Delta drops plan for $4 billion in new jets

  • Bloomberg News
  • Wednesday, July 15, 2015 2:44pm
  • Business

ATLANTA — Delta Air Lines Inc. has abandoned plans to add at least $4 billion of Boeing and Embraer jets tied to a proposed contract agreement that was rejected by union pilots.

The accord for 40 new Boeing 737-900ERs and 20 Embraer E190s is now off, Delta said Wednesday after reporting second-quarter earnings that beat analysts’ estimates. Members of the Air Line Pilots Association at Delta, the least-unionized major U.S. carrier, spurned the labor deal last week.

“Those orders will be canceled,” Chief Executive Officer Richard Anderson said without elaborating.

Delta’s announcement punctuated a day in which it posted adjusted earnings of $1 billion, slowed growth in seating capacity for the rest of 2015 and saw its stock slump after forecasting that revenue for each seat flown a mile would fall more than some analysts had estimated.
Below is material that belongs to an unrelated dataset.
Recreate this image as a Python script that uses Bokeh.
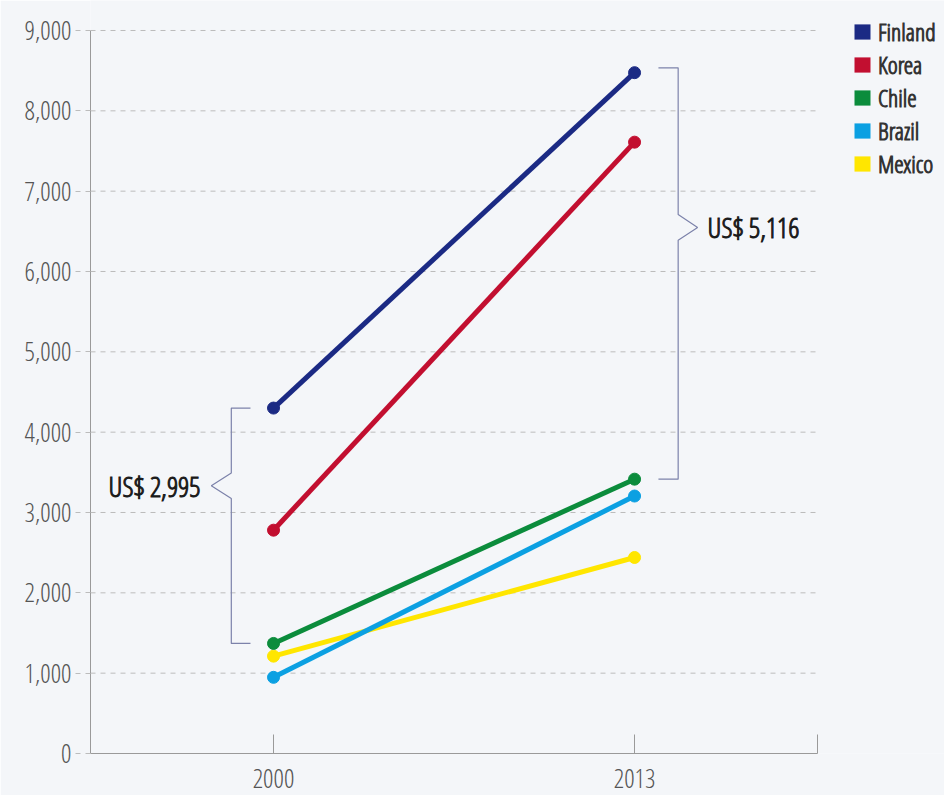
from bokeh.plotting import figure
from bokeh.models import (Range1d, FixedTicker, NumeralTickFormatter, CustomJSTickFormatter,
                          Legend, LegendItem)
from bokeh.core.properties import value
from bokeh.embed import file_html
from bokeh.resources import INLINE

# ---------------- data ----------------
years = [2000, 2013]
countries = ["Finland", "Korea", "Chile", "Brazil", "Mexico"]
finland = [4300, 8475]
korea = [2780, 7610]
chile = [1370, 3415]
brazil = [948, 3205]
mexico = [1212, 2440]
series = [finland, korea, chile, brazil, mexico]
colors = ["#1b2a84", "#c20f30", "#0b8c3c", "#0ba0e2", "#ffe600"]
y_ticks = [0, 1000, 2000, 3000, 4000, 5000, 6000, 7000, 8000, 9000]
gap_labels = ["US$ 2,995", "US$ 5,116"]

# ---------------- styling ----------------
BG = "#f4f6f9"
AXFONT = "Open Sans Condensed Light"
TXFONT = "Open Sans Condensed Light"
BRACKET = "#7c82aa"
GRID = "#bcbcbc"

x_start, x_end = 1993.41, 2019.59
x_frame_end = 2024.16
y_max = 9000
y_frame_end = 9373.4

p = figure(width=944, height=795, output_backend="svg", toolbar_location=None,
           x_range=Range1d(x_start, x_frame_end), y_range=Range1d(0, y_frame_end),
           min_border_left=90, min_border_right=0, min_border_top=0, min_border_bottom=42,
           background_fill_color=BG, border_fill_color=BG, outline_line_color=None)

# y axis
p.yaxis.ticker = FixedTicker(ticks=y_ticks)
p.yaxis.bounds = (0, y_max)
p.yaxis.formatter = NumeralTickFormatter(format="0,0")
p.yaxis.axis_line_color = "#9a9a9a"
p.yaxis.major_tick_in = 0
p.yaxis.major_tick_out = 15
p.yaxis.major_tick_line_color = GRID
p.yaxis.major_tick_line_dash = "5 5"
p.yaxis.minor_tick_line_color = None
p.yaxis.major_label_text_font = AXFONT
p.yaxis.major_label_text_font_size = "26px"
p.yaxis.major_label_text_color = "#555555"
p.yaxis.major_label_standoff = 4

# x axis
p.xaxis.ticker = FixedTicker(ticks=years + [x_end])
p.xaxis.bounds = (x_start, x_end)
p.xaxis.formatter = CustomJSTickFormatter(code="return tick > 2015 ? '' : String(Math.round(tick));")
p.xaxis.axis_line_color = "#9a9a9a"
p.xaxis.major_tick_line_color = "#9a9a9a"
p.xaxis.major_tick_in = 19
p.xaxis.major_tick_out = 0
p.xaxis.minor_tick_line_color = None
p.xaxis.major_label_text_font = AXFONT
p.xaxis.major_label_text_font_size = "26px"
p.xaxis.major_label_text_color = "#555555"
p.xaxis.major_label_standoff = 15

p.xgrid.grid_line_color = None
p.ygrid.grid_line_color = None
grid_y = y_ticks[1:]
p.segment(x0=[x_start] * len(grid_y), x1=[x_end] * len(grid_y), y0=grid_y, y1=grid_y,
          line_color=GRID, line_dash="5 5", line_width=1)

# ---------------- brackets ----------------
def bracket(x_line, x_tick, x_tip, y_top, y_bot, frac, half):
    y_tip = y_top - frac * (y_top - y_bot)
    xs = [x_tick, x_line, x_line, x_tip, x_line, x_line, x_tick]
    ys = [y_top, y_top, y_tip + half, y_tip, y_tip - half, y_bot, y_bot]
    p.line(xs, ys, line_color=BRACKET, line_width=1.2)
    return y_tip

tip0 = bracket(years[0] - 1.52, years[0] - 0.83, years[0] - 2.24,
               finland[0], chile[0], 0.33, 160)
tip1 = bracket(years[1] + 1.57, years[1] + 0.86, years[1] + 2.27,
               finland[1] + 60, chile[1], 0.388, 160)

for xx, yy, lab, al in [(years[0] - 2.63, tip0, gap_labels[0], "right"),
                        (years[1] + 2.63, tip1, gap_labels[1], "left")]:
    p.text(x=[xx], y=[yy], text=[lab], text_align=al, text_baseline="middle",
           text_font=value(TXFONT), text_font_size="28px", text_color="#1a1a1a",
           text_outline_color="#1a1a1a")

# ---------------- lines ----------------
order = [4, 3, 2, 1, 0]
for i in order:
    p.line(years, series[i], line_width=5, line_color=colors[i])
    p.scatter(years, series[i], size=12, fill_color=colors[i], line_color=colors[i])

# ---------------- legend ----------------
items = []
for name, c in zip(countries, colors):
    r = p.quad(left=[float("nan")], right=[float("nan")], top=[float("nan")],
               bottom=[float("nan")], fill_color=c, line_color=None)
    items.append(LegendItem(label=name, renderers=[r]))

legend = Legend(items=items, location=(762, 573), margin=0, padding=0, spacing=0,
                glyph_width=20, glyph_height=19, label_height=32, label_standoff=6,
                label_text_font=TXFONT, label_text_font_size="24px",
                label_text_color="#333333", label_text_outline_color="#333333",
                background_fill_alpha=0, border_line_color=None)
p.add_layout(legend)

open("out.html", "w").write(file_html(p, INLINE))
Executives had refrained from commenting on its fleet strategy after pilots’ July 10 vote. Analysts had hailed the proposed contract as a sign of labor peace, six months ahead of the January start date for new terms. Delta included the plane purchase as a sweetener. The E190s would have been a new, smaller class of planes for Delta’s main jet operations.

The capacity pullback unveiled Wednesday responds to analysts’ urgings for slower growth as airlines struggle to charge more. At the same time, the Justice Department is investigating whether the major carriers are colluding on those adjustments, boosting airfares.

Available seating will rise by 3 percent this quarter and be unchanged in the year’s final three months, Delta said.

Flush with record profits in 2014, airlines had begun adding more seats, hoping to lure additional flyers. Budget carriers like Spirit Airlines and Southwest Airlines are the most aggressive: Spirit plans to increase capacity by 30 percent this year, Southwest by 7 percent.

As demand failed to keep pace, average domestic fares have fallen 8 percent from a June 2014 high, according to data compiled by Bloomberg, and airlines started to feel the heat, especially in highly contested markets such as Dallas and Chicago. This week, Spirit cut its forecast for operating margins for the rest of 2015, citing pricing pressure from other carriers.

Excluding some items, earnings of $1.27 per share exceeded the $1.21 average estimate among 16 analysts surveyed by Bloomberg. Sales were $10.7 billion, compared with a consensus analyst estimate of $10.6 billion.

Delta’s weak third-quarter forecast for revenue from each seat flown a mile — down 4.5 percent to 6.5 percent — may be weighing on the stock, said Michael Derchin, an analyst with CRT Capital Group. Some investors may have expected that measure to improve after last quarter’s 4.6 percent slide, he said.

“That’s the only thing negative I see,” Derchin said. “Otherwise, there’s a lot of positives in the report.”

A 39 percent drop in jet fuel buoyed earnings in the three months ending in June and will continue to do so in the current period, Anderson said. Delta saved $463 million on fuel compared with the same period last year.

Delta expects its cuts on capacity to help “stem the erosion” in unit revenues, President Ed Bastian said. Available seating at Atlanta-based Delta had risen by at least 3.2 percent in every period since April 2014 and by as much as 5 percent in the first three months of this year.